White Alexander Hamilton and Whitewashed Hamilton: The Problematics of Post-Raciality In Hamilton, An American Musical
*Disclaimer: I actually really like Hamilton as a piece of art. This critique is meant to complicate the discourse around the show.
Just over three years ago, Hamilton, An American Musical premiered in The Public Theater in New York City. In that time, the show has gained national acclaim as not just a high quality musical, earning its writer Lin-Manuel Miranda a Pulitzer Prize for Drama in 2016, but also a major step in racial inclusion, praised for its diverse cast and use of hip-hop in a Broadway setting and slated as revolutionarily progressive: “Miranda wants his audience… to connect with the story of America’s creation, so he gives them hip-hop instead of harpsichords and diversity instead of literal representation” (Horsey). To be sure, there is a lot to be praised, but many have been quick to go as far as to shield Hamilton from critique, deeming naysayers “identity-focused academics… to smoke out a sociopolitical faux pas…” (McWhorter). Immense popularity does not grant Hamilton a free pass from being questioned, though. Notedly, its positioning in Broadway has in itself contributed to shielding the show from critique, inaccessible to large swaths of the American public who are not afforded the economic privilege of several-hundred-dollar tickets to the most popular musical of the past few years. Despite its intent as a racially progressive work, Hamilton plays into problematic racial ideologies through its method of telling American history and positing of the immigrant story. This essay is split into three sections, each analyzing a specific portion of this problematic. The first outlines the way that Hamilton whitewashes the history it claims to diversify. The second analyzes the way that using rap to depict the American Revolution connects to the fetishization of hip-hop in the American public. The third discusses the issues with the language of a universal immigrant narrative in the birth of the United States.

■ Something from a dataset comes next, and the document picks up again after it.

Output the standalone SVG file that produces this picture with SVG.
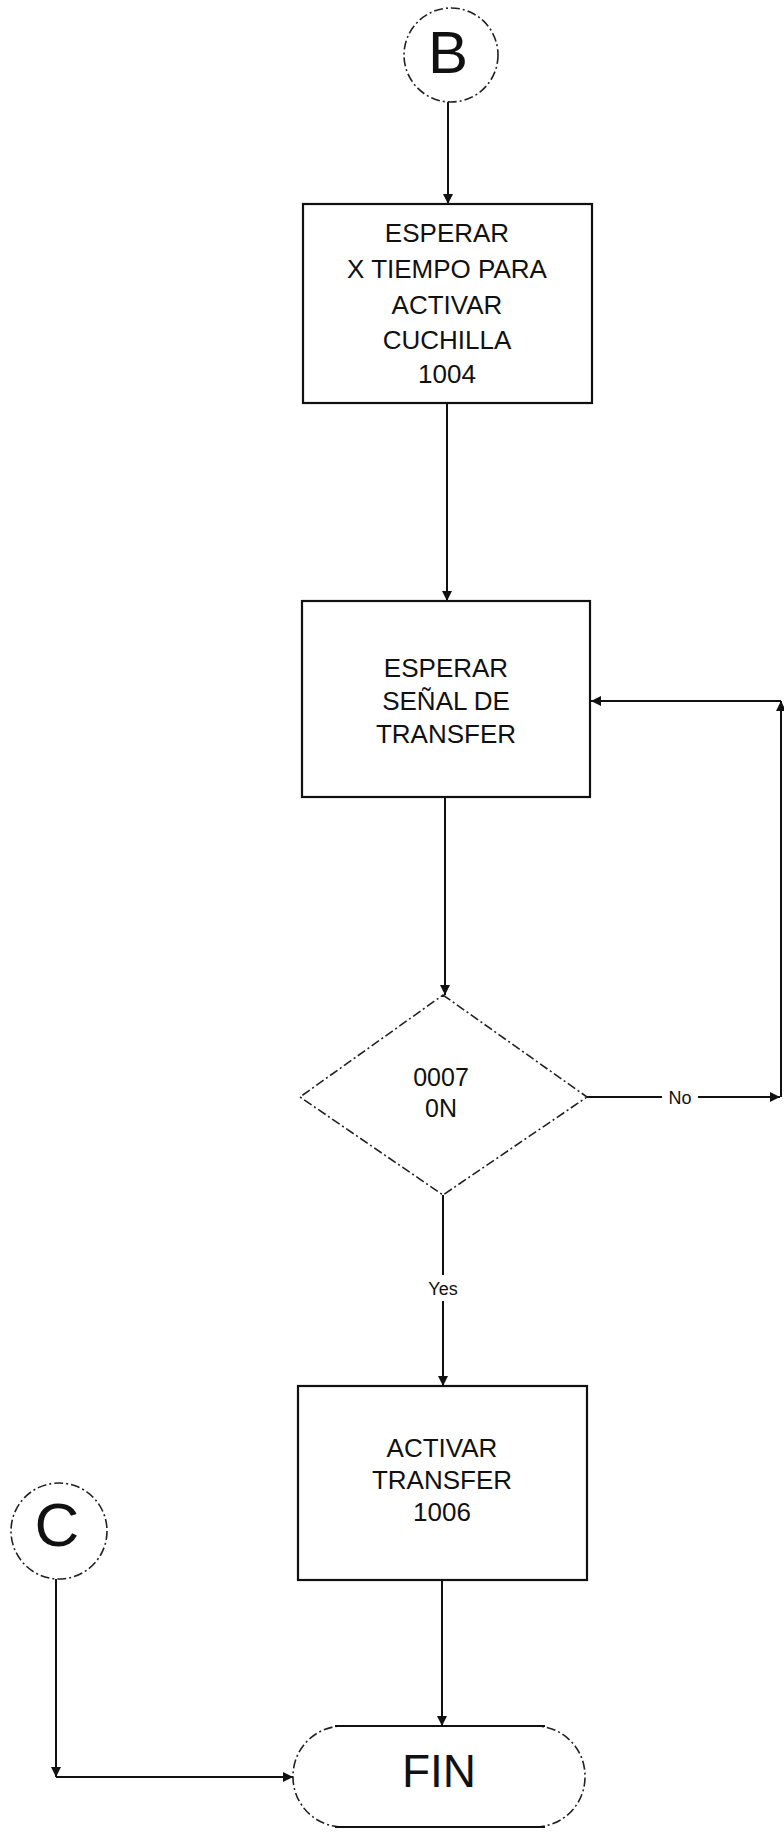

White History and Whitewashing History
Returning to the question of the inaccessibility of Broadway, the experience of watching Hamilton live as a person of color (an experience that I myself have not been afforded) immediately calls to attention the issue of the audience in relation to the racially progressive intent of the show. Though there are no published statistics on the demographics of the Hamilton audience each night, The Broadway League, a trade association for the Broadway theater industry, has researched the general racial makeup of the Broadway Audience, in the 2016–2017 season having only 23 percent non-Caucasian viewers (Broadway League). Understandably, the likely racial demographic of the Hamilton audience begs the question “why this ostensibly uber-POC-friendly phenomenon isn’t consistently pulling a notably black and brown audience” (Demby) and what this “white gaze [on Hamilton]” (Hathcock) means for interpreting the show’s progressive message.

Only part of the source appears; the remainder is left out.